■ RECORDS SUPPLIED ■
++++

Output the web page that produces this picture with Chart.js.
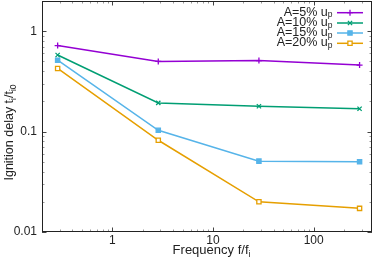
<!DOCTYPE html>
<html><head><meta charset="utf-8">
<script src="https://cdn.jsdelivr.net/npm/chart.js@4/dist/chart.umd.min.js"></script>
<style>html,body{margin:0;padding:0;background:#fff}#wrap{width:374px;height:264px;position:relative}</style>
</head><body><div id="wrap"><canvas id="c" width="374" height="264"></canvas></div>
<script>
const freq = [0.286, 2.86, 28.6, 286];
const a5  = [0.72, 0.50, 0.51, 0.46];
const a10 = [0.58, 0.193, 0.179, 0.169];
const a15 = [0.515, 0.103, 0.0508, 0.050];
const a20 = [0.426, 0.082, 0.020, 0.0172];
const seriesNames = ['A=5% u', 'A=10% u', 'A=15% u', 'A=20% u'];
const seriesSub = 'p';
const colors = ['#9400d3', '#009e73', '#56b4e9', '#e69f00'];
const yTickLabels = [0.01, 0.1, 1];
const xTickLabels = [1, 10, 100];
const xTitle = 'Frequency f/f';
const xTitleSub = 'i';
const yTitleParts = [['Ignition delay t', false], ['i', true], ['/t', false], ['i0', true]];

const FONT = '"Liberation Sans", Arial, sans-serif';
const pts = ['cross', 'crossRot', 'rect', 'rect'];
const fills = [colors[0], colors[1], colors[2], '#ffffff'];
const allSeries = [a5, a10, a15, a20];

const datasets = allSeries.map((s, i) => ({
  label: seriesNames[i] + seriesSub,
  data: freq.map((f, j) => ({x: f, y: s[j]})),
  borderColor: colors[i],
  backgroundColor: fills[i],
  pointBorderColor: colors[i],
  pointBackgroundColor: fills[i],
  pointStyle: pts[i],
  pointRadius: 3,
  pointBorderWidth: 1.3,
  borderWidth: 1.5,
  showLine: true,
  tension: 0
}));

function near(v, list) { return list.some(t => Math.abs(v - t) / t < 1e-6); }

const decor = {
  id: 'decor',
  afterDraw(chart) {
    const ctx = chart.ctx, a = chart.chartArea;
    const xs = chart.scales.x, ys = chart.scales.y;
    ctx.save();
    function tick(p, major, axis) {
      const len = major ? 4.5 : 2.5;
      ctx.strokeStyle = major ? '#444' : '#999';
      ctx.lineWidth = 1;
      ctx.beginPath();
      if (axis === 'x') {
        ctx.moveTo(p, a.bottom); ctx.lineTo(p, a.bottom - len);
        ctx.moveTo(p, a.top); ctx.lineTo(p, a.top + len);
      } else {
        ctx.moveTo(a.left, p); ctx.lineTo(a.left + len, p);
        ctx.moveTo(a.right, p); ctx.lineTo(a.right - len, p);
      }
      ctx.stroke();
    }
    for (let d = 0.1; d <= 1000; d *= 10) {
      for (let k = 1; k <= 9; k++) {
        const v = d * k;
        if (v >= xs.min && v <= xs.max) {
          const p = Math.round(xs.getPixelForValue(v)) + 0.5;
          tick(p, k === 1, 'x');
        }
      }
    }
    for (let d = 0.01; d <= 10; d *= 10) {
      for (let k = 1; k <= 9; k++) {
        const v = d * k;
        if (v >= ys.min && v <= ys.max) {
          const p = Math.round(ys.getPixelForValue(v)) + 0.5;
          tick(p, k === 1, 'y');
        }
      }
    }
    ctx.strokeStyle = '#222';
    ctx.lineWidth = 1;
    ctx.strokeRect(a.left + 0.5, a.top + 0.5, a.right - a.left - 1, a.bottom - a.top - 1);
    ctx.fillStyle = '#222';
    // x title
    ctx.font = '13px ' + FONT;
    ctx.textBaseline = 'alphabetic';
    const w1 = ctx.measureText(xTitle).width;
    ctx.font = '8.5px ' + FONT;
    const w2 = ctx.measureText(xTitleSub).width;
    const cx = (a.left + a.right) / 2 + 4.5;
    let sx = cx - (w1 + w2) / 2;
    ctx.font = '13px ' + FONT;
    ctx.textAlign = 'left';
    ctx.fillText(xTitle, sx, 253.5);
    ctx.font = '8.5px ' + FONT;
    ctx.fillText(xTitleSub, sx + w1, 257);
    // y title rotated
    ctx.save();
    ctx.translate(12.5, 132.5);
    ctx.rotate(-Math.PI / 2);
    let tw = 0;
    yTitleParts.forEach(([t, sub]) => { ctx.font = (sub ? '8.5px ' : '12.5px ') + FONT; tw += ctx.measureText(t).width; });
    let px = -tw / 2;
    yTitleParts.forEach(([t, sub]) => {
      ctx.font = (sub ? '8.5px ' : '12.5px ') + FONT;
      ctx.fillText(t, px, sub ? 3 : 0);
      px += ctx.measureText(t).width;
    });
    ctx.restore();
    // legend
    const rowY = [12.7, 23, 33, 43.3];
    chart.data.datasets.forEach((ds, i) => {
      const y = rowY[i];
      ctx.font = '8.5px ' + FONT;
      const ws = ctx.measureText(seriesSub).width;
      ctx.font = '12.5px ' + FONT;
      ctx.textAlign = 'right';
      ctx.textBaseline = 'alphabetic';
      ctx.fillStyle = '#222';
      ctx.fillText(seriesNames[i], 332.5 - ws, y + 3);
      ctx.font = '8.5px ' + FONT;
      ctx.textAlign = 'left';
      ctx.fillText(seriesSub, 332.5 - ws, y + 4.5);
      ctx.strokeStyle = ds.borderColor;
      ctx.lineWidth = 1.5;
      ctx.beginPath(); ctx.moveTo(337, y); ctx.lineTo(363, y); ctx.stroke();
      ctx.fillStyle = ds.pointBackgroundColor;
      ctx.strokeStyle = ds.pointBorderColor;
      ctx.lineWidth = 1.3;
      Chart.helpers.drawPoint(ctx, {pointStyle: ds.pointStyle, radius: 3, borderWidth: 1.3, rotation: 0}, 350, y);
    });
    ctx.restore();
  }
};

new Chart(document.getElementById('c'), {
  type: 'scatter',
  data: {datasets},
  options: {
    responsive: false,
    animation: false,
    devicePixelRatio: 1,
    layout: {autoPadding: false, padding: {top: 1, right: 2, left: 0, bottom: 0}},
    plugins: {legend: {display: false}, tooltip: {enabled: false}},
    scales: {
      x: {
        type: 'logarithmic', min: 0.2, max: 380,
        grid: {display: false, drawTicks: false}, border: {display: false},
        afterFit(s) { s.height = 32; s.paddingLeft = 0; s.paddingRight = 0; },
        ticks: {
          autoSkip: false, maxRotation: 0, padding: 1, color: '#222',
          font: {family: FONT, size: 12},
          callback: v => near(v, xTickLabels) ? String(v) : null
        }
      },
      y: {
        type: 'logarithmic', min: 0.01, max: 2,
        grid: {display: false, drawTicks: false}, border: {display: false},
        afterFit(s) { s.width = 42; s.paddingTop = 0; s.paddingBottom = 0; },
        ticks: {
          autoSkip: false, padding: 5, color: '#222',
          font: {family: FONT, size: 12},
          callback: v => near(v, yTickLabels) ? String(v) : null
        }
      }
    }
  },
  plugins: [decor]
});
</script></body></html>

++++

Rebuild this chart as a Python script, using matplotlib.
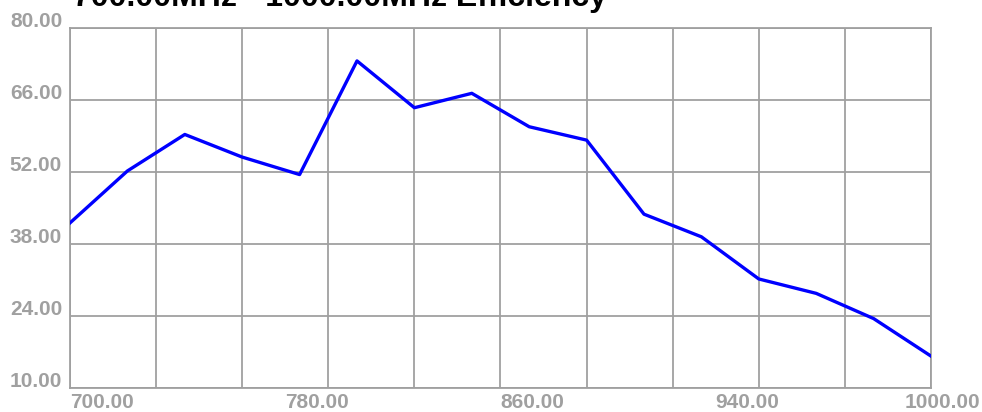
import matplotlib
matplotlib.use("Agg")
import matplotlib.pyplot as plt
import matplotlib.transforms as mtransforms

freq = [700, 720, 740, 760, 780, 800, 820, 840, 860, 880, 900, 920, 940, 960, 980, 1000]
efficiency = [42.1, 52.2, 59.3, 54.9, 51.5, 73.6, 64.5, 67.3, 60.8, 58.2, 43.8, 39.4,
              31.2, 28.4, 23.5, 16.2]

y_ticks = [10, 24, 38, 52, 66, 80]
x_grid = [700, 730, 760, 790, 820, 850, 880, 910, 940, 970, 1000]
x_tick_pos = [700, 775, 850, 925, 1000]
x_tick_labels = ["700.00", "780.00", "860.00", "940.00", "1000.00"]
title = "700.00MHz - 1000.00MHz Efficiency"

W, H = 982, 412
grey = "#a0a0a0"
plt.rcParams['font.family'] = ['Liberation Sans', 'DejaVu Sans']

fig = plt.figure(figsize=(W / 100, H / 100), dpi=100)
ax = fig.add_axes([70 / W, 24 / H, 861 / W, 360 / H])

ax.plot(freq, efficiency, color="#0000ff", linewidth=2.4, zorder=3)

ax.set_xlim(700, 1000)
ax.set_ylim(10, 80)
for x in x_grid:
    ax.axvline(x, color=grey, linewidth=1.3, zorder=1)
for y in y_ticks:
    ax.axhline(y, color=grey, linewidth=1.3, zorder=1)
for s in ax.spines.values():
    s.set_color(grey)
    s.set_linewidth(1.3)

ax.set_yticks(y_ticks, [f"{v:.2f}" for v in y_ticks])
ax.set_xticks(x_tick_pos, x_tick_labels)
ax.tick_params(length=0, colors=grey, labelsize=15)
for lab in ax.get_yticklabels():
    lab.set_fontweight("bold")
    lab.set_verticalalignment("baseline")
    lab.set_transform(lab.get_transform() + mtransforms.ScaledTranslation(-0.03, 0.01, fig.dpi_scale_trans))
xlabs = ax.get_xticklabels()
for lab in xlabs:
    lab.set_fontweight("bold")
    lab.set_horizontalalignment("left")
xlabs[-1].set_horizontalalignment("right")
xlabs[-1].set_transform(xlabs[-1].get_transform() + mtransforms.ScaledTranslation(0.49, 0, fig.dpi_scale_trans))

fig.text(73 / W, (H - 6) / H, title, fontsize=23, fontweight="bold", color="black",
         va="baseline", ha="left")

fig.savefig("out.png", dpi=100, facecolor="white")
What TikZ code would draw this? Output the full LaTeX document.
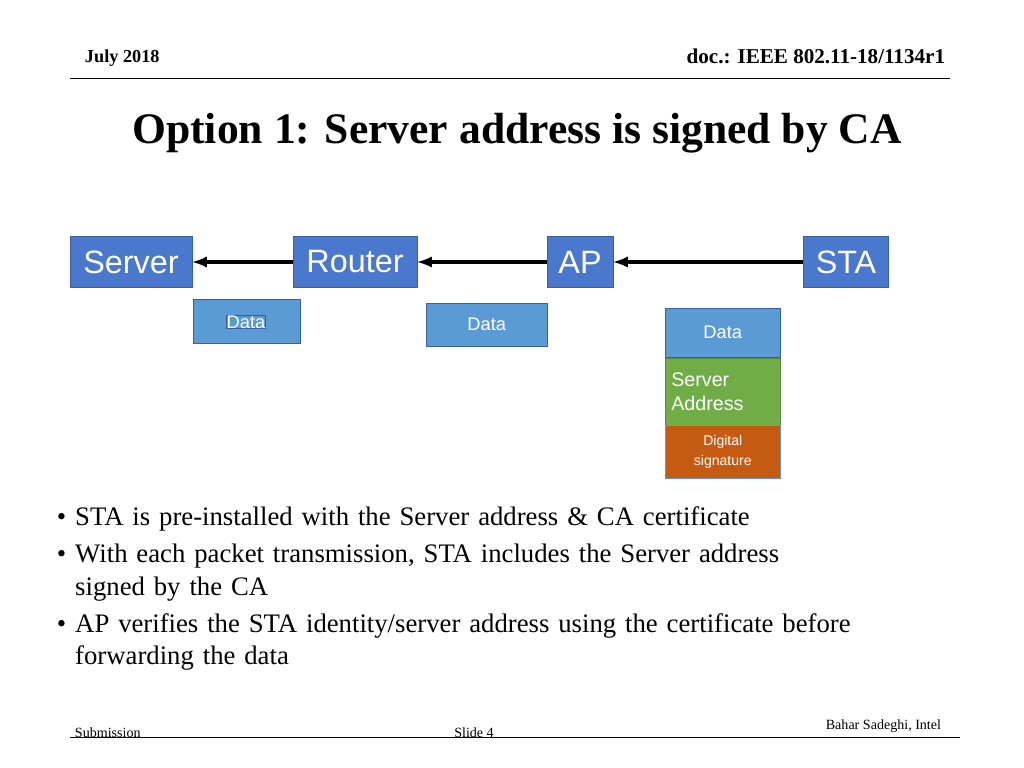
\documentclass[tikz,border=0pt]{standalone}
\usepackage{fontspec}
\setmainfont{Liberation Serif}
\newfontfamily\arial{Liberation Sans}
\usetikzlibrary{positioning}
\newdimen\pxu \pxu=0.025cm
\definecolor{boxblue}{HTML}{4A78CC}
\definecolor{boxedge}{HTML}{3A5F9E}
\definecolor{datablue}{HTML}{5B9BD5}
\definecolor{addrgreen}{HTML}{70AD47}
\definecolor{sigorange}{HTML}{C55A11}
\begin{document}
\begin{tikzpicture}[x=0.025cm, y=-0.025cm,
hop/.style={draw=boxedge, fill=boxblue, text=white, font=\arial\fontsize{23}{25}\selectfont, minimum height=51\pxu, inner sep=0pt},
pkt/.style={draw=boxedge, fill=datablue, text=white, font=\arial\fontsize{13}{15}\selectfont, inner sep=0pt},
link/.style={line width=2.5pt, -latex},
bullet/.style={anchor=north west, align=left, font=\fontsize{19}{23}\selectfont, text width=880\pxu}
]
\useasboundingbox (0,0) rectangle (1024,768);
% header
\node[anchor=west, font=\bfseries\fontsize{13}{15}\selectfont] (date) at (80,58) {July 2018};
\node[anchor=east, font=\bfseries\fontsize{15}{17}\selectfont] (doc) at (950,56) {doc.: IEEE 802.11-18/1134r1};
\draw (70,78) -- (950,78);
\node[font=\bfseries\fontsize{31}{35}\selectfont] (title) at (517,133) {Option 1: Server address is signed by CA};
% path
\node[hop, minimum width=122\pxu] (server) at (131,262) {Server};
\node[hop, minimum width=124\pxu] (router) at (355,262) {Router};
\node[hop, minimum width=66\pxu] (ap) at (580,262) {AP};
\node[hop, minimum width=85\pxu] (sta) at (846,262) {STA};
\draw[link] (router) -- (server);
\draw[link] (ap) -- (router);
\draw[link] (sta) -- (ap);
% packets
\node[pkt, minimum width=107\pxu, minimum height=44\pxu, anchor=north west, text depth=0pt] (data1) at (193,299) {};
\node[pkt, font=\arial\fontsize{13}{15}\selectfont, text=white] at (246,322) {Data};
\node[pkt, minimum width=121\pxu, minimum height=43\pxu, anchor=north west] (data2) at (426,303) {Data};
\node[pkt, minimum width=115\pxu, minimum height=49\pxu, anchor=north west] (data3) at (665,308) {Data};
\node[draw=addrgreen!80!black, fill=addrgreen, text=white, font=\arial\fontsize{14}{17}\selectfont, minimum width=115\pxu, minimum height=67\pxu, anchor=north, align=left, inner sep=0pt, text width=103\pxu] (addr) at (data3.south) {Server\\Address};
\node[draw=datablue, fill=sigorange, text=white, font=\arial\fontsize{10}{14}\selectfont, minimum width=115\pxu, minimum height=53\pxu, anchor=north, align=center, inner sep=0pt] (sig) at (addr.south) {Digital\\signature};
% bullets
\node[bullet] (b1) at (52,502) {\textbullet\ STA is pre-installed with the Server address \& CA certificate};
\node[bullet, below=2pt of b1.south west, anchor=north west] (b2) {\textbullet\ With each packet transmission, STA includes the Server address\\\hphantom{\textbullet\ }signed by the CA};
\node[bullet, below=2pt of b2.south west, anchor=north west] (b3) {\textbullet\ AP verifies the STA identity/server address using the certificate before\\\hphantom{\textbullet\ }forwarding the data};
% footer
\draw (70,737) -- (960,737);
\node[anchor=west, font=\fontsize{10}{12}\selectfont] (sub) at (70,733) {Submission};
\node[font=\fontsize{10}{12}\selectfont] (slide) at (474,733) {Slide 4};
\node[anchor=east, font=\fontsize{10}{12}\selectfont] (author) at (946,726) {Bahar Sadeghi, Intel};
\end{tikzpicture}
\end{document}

++++

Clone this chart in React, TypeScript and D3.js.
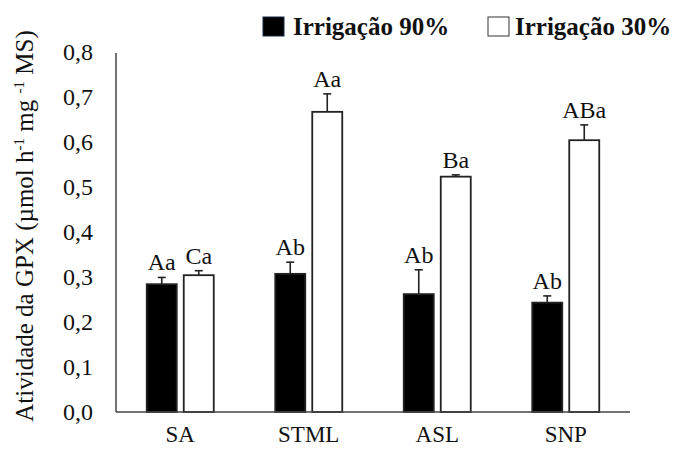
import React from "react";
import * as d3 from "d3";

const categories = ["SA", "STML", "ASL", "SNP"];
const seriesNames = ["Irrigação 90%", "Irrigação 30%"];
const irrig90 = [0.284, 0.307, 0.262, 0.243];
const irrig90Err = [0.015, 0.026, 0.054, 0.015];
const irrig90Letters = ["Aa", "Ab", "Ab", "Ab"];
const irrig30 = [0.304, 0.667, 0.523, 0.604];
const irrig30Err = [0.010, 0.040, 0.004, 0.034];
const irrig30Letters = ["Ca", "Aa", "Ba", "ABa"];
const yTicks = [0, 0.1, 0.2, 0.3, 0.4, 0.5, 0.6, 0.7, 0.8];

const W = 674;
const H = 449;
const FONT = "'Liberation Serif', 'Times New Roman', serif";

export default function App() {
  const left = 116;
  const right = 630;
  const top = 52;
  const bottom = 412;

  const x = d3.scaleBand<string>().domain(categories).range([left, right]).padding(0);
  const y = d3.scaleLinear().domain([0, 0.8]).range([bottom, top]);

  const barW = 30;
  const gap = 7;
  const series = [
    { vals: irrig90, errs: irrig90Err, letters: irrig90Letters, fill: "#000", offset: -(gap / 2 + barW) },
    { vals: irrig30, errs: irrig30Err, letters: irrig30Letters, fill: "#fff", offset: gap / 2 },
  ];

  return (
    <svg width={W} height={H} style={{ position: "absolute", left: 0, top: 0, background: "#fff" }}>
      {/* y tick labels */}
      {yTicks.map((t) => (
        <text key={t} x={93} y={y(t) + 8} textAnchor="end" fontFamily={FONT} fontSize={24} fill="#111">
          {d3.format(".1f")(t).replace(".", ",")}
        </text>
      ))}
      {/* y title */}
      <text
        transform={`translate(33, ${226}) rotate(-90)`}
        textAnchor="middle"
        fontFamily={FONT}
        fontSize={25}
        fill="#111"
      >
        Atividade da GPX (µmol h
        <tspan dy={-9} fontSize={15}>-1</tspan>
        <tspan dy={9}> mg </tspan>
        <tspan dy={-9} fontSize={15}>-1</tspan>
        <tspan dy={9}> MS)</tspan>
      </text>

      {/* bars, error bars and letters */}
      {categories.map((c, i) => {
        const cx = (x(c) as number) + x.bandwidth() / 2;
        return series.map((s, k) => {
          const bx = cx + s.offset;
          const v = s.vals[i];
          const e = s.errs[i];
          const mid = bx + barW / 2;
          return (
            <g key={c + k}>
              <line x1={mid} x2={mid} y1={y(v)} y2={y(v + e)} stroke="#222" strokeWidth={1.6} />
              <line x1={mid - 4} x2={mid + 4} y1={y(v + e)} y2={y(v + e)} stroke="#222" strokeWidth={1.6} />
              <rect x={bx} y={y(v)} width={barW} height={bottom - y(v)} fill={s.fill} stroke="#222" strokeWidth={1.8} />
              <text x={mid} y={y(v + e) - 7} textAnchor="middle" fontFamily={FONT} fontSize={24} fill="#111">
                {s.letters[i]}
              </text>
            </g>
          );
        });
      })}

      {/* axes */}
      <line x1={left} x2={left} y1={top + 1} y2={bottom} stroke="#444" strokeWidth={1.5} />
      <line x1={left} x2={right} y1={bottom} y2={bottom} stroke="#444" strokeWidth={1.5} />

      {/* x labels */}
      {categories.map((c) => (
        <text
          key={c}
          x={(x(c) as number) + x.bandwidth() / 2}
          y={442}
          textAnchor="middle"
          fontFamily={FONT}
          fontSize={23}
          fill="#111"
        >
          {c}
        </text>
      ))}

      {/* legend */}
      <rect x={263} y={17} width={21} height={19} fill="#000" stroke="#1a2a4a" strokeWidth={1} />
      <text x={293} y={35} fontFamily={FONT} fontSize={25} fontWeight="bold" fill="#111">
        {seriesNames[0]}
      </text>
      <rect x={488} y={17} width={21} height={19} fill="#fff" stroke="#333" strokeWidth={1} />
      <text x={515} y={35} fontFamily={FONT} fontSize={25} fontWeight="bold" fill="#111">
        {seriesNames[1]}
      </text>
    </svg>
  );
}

++++

■ TASK BRIEF ■
Repeat only the lines running from "Clone this chart" to "import * as", ends included, and leave the pictures out.

■ COMPLETED EXERCISE ■
Clone this chart in React, TypeScript and D3.js.
import React from "react";
import * as d3 from "d3";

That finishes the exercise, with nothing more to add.